THE STRENGTH OF THE LAW

To be anti-law is to be anti-social, anti-others. It is, in the truest sense, to be anti-democratic. The anti-law mentality does not favour or defend the freedom of the people. It favours the freedom of the few (the
powerful, the clever, the unscrupulous) to exploit the people, who find that as the anti-law mentality grows the strength of the law to protect their rights is gradually eroded.

Society needs the strength of the law. Here we should note that the law cannot truly be said to be strong just because it is feared and obeyed out of fear. If that is simply due to the fact that it is backed by coercive power then it is not the law that is strong but the power behind it. Law needs to be strong in itself; and this only occurs in virtue of its justice.

Both governments and citizens need to realize that the ultimate authority of the law does not derive from its being an expression of the will of party or people. Its binding force does not come from popular consent (nor is it removed by popular dissent). IT COMES FROM JUSTICE. A law does not have more authority because it is approved by many or less because it is enacted by few, or even by only one. A just measure ought to be obeyed – i.e. it carries authority – even if it is a minority decision; and an unjust measure ought to be resisted – it lacks authority – even if it is backed by a landslide majority. A just law binds as much in a democracy as in a totalitarian state; an unjust law binds in neither.

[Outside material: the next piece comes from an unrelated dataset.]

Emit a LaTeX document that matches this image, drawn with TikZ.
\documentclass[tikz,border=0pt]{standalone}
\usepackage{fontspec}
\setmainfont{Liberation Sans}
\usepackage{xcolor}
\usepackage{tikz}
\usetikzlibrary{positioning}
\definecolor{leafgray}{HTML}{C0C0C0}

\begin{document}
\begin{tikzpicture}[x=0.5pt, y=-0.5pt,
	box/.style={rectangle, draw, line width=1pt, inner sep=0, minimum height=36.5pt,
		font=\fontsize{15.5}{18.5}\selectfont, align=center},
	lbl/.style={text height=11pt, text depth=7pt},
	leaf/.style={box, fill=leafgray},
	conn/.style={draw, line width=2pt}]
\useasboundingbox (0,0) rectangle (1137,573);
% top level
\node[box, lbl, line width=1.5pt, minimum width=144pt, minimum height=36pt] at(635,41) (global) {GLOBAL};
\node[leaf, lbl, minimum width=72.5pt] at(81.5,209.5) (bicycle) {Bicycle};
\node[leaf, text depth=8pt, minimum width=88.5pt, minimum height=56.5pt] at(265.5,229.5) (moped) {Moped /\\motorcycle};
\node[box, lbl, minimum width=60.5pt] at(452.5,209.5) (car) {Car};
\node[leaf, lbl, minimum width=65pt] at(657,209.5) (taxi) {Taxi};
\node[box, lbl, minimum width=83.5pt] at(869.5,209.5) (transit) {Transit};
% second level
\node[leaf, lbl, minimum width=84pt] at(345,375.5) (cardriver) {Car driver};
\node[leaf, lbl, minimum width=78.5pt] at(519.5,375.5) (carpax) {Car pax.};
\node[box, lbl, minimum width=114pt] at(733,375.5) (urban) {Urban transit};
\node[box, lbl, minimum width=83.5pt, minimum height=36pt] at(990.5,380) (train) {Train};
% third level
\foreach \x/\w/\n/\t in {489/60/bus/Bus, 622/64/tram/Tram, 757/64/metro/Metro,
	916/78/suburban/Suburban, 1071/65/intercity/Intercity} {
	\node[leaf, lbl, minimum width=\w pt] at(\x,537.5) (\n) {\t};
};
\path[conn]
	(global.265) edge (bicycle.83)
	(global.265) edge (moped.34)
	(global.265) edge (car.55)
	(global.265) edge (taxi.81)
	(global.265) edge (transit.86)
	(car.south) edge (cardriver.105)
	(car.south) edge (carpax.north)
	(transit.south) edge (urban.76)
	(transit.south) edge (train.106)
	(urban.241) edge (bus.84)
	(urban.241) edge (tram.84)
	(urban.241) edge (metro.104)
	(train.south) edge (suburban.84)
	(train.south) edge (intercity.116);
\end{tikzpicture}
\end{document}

An excess of legal enactments is undoubtedly one of the plagues of twentieth-century life. Most modern societies could indeed do with far fewer laws. BUT NO SOCIETY CAN DO WITH LESS JUSTICE OR WITH LESS RESPECT FOR JUSTICE. A “democracy” where people feel free not to respect the law is not people’s society, nor will the freedom of the people survive long in it.

ENFORCEMENT OF LAW

The law is not meant to be a theory or an abstraction. It is meant to serve as a practical norm of action. If the law simply declares or defines rights but does no more, this is admirable but also useless. It must protect those rights against violation, and it must afford a remedy if they are in fact violated.

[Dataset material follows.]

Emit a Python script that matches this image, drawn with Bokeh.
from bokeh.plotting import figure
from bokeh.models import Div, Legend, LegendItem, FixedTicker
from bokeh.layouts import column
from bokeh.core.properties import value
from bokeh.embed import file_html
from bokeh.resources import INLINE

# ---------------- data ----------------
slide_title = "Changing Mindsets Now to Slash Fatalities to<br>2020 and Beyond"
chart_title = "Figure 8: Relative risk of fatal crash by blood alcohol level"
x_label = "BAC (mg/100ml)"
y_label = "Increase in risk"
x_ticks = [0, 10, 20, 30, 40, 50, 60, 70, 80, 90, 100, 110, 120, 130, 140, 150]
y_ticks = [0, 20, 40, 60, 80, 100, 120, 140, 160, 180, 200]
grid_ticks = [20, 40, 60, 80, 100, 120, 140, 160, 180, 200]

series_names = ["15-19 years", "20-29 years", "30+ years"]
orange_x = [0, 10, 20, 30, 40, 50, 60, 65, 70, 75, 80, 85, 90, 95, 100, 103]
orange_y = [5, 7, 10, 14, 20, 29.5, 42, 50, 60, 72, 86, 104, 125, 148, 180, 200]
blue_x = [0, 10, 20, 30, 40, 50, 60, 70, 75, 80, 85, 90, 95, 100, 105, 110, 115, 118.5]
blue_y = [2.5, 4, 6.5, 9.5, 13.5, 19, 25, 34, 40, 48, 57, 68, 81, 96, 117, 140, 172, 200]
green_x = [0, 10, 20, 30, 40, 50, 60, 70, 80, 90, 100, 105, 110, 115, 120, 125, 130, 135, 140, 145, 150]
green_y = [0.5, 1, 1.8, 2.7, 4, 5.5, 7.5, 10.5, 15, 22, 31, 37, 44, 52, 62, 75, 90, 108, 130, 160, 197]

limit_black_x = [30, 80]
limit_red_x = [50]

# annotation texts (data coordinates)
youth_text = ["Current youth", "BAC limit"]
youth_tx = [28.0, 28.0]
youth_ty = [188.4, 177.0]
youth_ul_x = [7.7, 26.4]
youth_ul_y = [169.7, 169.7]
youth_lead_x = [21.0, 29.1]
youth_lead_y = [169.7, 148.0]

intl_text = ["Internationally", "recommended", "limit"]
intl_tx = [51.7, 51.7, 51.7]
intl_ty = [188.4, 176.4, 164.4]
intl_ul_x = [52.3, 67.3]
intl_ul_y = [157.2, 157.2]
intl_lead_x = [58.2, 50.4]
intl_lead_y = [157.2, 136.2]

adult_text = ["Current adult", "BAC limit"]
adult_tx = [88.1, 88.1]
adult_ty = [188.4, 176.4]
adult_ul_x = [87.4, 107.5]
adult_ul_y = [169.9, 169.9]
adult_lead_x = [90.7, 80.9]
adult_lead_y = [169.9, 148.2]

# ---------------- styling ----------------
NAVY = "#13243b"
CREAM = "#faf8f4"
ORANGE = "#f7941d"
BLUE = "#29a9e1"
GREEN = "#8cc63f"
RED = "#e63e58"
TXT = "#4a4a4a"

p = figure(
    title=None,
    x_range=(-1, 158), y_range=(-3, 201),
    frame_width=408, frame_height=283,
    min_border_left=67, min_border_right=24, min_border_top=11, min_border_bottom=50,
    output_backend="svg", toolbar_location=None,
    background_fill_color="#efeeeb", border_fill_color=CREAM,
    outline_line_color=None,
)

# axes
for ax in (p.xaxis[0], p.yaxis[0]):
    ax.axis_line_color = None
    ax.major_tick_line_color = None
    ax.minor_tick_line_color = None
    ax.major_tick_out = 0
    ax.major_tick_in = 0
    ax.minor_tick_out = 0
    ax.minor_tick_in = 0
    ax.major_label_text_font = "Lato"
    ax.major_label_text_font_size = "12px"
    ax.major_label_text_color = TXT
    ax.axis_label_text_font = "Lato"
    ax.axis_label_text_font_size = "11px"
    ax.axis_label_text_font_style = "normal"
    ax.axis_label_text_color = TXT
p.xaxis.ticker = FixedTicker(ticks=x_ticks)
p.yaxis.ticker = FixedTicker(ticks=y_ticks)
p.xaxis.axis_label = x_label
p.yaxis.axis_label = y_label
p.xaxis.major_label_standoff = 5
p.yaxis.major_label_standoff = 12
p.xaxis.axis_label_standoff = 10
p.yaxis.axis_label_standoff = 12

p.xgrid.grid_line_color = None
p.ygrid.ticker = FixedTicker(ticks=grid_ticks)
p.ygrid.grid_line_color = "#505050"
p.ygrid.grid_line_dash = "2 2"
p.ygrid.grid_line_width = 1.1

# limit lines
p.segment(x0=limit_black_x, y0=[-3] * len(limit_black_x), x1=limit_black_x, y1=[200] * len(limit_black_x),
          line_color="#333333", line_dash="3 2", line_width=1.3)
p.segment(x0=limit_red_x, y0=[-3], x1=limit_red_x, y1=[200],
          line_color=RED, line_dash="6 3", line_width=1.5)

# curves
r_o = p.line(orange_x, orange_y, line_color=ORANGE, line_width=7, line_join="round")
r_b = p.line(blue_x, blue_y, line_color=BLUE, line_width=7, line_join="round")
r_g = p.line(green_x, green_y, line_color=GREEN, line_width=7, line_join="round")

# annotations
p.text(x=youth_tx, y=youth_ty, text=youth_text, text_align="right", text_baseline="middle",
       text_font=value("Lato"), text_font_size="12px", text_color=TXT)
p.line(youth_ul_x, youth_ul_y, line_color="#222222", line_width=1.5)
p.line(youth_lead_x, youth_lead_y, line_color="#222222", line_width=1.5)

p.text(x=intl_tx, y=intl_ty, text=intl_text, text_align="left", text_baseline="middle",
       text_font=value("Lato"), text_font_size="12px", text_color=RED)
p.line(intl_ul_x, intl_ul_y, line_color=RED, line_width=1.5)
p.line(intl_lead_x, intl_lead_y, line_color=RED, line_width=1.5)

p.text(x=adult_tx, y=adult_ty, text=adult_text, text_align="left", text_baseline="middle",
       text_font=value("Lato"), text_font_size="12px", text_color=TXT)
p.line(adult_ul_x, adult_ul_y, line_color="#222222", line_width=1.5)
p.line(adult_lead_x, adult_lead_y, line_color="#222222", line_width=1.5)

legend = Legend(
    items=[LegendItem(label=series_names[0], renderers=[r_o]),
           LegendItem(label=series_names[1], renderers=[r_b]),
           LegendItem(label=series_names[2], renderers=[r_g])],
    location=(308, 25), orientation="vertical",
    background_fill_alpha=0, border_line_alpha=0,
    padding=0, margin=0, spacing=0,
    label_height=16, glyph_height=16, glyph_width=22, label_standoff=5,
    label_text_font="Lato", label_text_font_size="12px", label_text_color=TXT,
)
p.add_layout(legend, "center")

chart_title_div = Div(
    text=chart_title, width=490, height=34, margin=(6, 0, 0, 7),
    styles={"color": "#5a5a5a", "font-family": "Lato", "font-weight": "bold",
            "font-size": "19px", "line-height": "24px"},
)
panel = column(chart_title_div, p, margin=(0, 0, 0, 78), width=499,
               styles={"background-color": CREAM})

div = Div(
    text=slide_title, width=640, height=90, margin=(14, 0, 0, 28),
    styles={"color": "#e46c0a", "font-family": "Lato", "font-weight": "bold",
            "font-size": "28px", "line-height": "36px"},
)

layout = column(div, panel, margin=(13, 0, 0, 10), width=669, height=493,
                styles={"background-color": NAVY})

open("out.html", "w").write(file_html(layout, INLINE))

What happens if a violator of rights is aware of the law but unwilling or reluctant to fulfill his obligations? How is the law to be enforced and the balance of justice restored in such a situation?

Law enforcement in a political state is normally the role of a police force armed with the physical means to compel compliance with a legal decision. In such cases the actual achievement of justice depends on the strength and also on the integrity of the law-enforcement agency. If the police are lax or weak and especially if they are corrupt then a person may find that a court judgment upholding his rights remains a dead letter: he just cannot get compensation for damage done to him, or re-enter the house of which he has been wrongly dispossessed.

ONE TRULY BELONGS TO THE “PEOPLE” WHEN ONE WANTS NOT JUST ONE’S OWN GOOD – DESPITE THE COST TO THE PEOPLE – BUT THE GOOD OF THE PEOPLE, DESPITE THE COST TO ONESELF. THIS LOYALTY TO THE COMMON GOOD STIMULATES RESPONSIBILITY IN THE INDIVIDUAL MEMBER OF A COMMUNITY – TO OBEY THE JUST EXERCISES OF AUTHORITY WITHOUT COMPLAINT OR SELF-PITY AND STIMULATES RESPONSIBILITY EQUALLY IN THOSE RULING THE COMMUNITY, TO EXERCISE AUTHORITY JUSTLY WITHOUT FEAR, FAVOUR OR WEAKNESS.